One way that employees are likely to use AI to improve their productivity in future includes gathering and sharing expertise across both digital and human teams. Another is orchestrating complex tasks undertaken by digital agents while applying their own human judgement as required.

The need for transformational change

But to make this vision a reality requires transformational change. The report explains:

Defining an AI augmentation strategy involves multiple steps and phases of work as AI is introduced into the system. The focus ultimately is on understanding the current workforce: the processes they work within, the roles they hold, the tasks they perform, and the new skills they need to apply in light of generative and agentic AI. The evolution of tasks, and the roles that tasks add up to, sit at the heart of the transformation.

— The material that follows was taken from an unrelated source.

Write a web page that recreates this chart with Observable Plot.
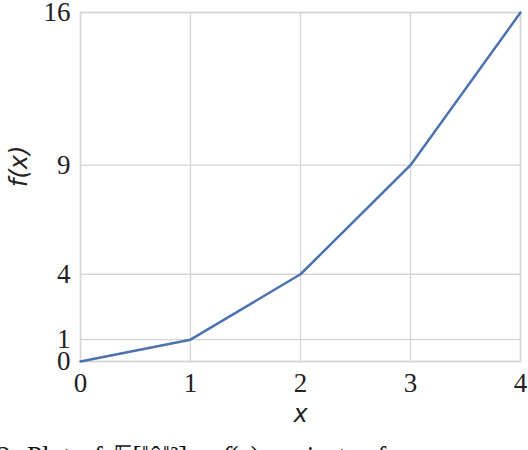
<!DOCTYPE html>
<html>
<head>
<meta charset="utf-8">
<script src="https://cdn.jsdelivr.net/npm/d3@7"></script>
<script src="https://cdn.jsdelivr.net/npm/@observablehq/plot@0.6"></script>
<style>
  html, body { margin: 0; padding: 0; background: #fff; overflow: hidden; width: 528px; height: 450px; }
  #wrap { position: relative; width: 528px; height: 450px; overflow: hidden; }
  #caption { position: absolute; left: -3px; top: 443px; font-family: "Liberation Serif", serif; font-size: 27px; line-height: 27px; white-space: nowrap; color: #111; word-spacing: 3px; }
</style>
</head>
<body>
<div id="wrap">
  <div id="chart"></div>
  <div id="caption">2. Plot of 𝔼[‖ĝ‖²] = <i>f</i>(<i>x</i>) against <i>x</i> for</div>
</div>
<script>
const xValues = [0, 1, 2, 3, 4];
const yValues = [0, 1, 4, 9, 16];
const xTicks = [0, 1, 2, 3, 4];
const yTicks = [0, 1, 4, 9, 16];

const data = xValues.map((x, i) => ({x, y: yValues[i]}));

const serif = "Liberation Serif";
const chart = Plot.plot({
  width: 528,
  height: 430,
  marginLeft: 80,
  marginRight: 8,
  marginTop: 12,
  marginBottom: 69,
  style: {fontFamily: serif, fontSize: "27px", color: "#222", background: "#fff", overflow: "visible"},
  x: {domain: [0, 4], ticks: xTicks, label: null},
  y: {domain: [0, 16], ticks: yTicks, label: null},
  marks: [
    Plot.gridX(xTicks, {stroke: "#d5d5d5", strokeOpacity: 1, strokeWidth: 1.3}),
    Plot.gridY(yTicks, {stroke: "#d5d5d5", strokeOpacity: 1, strokeWidth: 1.3}),
    Plot.frame({stroke: "#d5d5d5", strokeWidth: 1.5}),
    Plot.axisX(xTicks, {tickSize: 0, tickPadding: 11, fontSize: 27, fill: "#222", fontFamily: serif}),
    Plot.axisY(yTicks, {tickSize: 0, tickPadding: 10, fontSize: 27, fill: "#222", fontFamily: serif}),
    Plot.line(data, {x: "x", y: "y", stroke: "#4C72B0", strokeWidth: 2.5}),
    Plot.text(["x"], {frameAnchor: "bottom", dy: 43, text: d => d, fontFamily: "DejaVu Sans", fontStyle: "italic", fontSize: 24, fill: "#222", lineAnchor: "top"}),
    Plot.text(["f(x)"], {frameAnchor: "left", dx: -61, rotate: -90, text: d => d, fontFamily: "DejaVu Sans", fontStyle: "italic", fontSize: 24, fill: "#222"})
  ]
});
document.getElementById("chart").appendChild(chart);
</script>
</body>
</html>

The problem at the moment though is that:

Most companies sit back and hope that employees will change the way they work, use the tools optimally, and improve productivity. That’s not an AI augmentation strategy, and it’s unlikely to yield results. Instead, the crucial starting point must be to take a closer look at business outcomes that can be most effectively achieved through AI augmentation, and the follow-on changes in the tasks that knowledge workers are performing to achieve them.

What is important to understand here though is that most roles in future will neither be fully human nor fully automated: they will instead be hybrid. As the report points out:

This is the conceptual pivot organizations are only beginning to make. AI does not simply reshape tasks. It reshapes our understanding of work, responsibility and human agency. Companies that fail to articulate this new understanding will design jobs that are efficient but hollow, productive but de-humanizing.

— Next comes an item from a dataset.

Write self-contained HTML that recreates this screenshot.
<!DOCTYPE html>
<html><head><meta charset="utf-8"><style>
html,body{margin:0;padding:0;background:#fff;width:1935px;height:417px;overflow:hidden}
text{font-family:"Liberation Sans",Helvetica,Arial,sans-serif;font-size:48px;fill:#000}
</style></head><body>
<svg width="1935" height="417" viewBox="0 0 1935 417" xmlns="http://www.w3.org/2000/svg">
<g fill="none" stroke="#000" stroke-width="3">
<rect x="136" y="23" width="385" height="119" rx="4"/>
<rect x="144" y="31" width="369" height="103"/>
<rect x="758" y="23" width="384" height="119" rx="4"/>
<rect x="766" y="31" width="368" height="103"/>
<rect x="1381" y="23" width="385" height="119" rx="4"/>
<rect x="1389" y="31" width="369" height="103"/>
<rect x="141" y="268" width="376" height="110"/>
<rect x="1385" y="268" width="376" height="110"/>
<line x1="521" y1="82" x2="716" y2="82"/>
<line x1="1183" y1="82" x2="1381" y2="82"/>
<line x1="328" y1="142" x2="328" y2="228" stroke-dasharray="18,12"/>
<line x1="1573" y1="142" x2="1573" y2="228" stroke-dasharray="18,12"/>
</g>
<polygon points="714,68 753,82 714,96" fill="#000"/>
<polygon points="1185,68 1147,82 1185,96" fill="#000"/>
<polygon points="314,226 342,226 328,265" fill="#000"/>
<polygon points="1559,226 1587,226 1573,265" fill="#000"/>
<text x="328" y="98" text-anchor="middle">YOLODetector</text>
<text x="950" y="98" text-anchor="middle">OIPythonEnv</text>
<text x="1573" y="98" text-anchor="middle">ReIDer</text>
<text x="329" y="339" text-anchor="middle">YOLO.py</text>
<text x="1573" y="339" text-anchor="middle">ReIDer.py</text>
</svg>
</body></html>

Continuous, embedded, skills-based learning

Another key part of the puzzle to make people better at what they do is to provide them with more appropriate upskilling and training, Treat contends:

We need to change the nature of learning itself. The old model of logging onto a system and doing a 30-minute course doesn’t work. According to research, you forget 50% of information within an hour, up to 75% within a day, and 90% within a week. So, it’s just not effective if you take someone out of the flow of work. But what technology enables us to do is to drive learning experiences into the flow of work in a way that’s personalized to each employee’s needs and career objectives.

This is particularly important in a world where the average lifespan of skills are “shortening dramatically”, requiring a move to continuous, skills-based learning. The report explains:

Shifting job requirements are what we know to expect more of. So, it’s regrettable that most organizations structure their workforce and learning plans around static roles. Skills, on the other hand, act as reliable building blocks that can be moved across shifting job requirements. A focus on skills targets what people need to do, rather than the title they hold, allowing more adaptability and a clearer connection between people and business objectives…Skills-focused learning also allows greater agility for aligning with customer needs.

Taking this kind of approach to learning will require a shift in leadership mindset and organizational culture rather than a “massive capex investment” though, Treat says:

In the past, companies held onto their data too closely and told employees to take a particular course or to manually update ERP systems without making it clear why it would benefit them or how the data would be used. But if the proposition is about sharing skills data, which should move with employees from job to job, it changes the value structure…The idea is to empower people with their own data to help inform their careers and demonstrate how best to match new skills development with their ambitions. If they can gather the skills they want and apply them in their own interest, organizations just need to tap into that and enable it.

My take

It’s worth saying again and again until senior executives listen, take it seriously, and act on it: Employees matter. Change management matters. Up-skilling matters. And if they aren’t at the heart of your AI implementation, businesses will never achieve the productivity benefits most of them crave.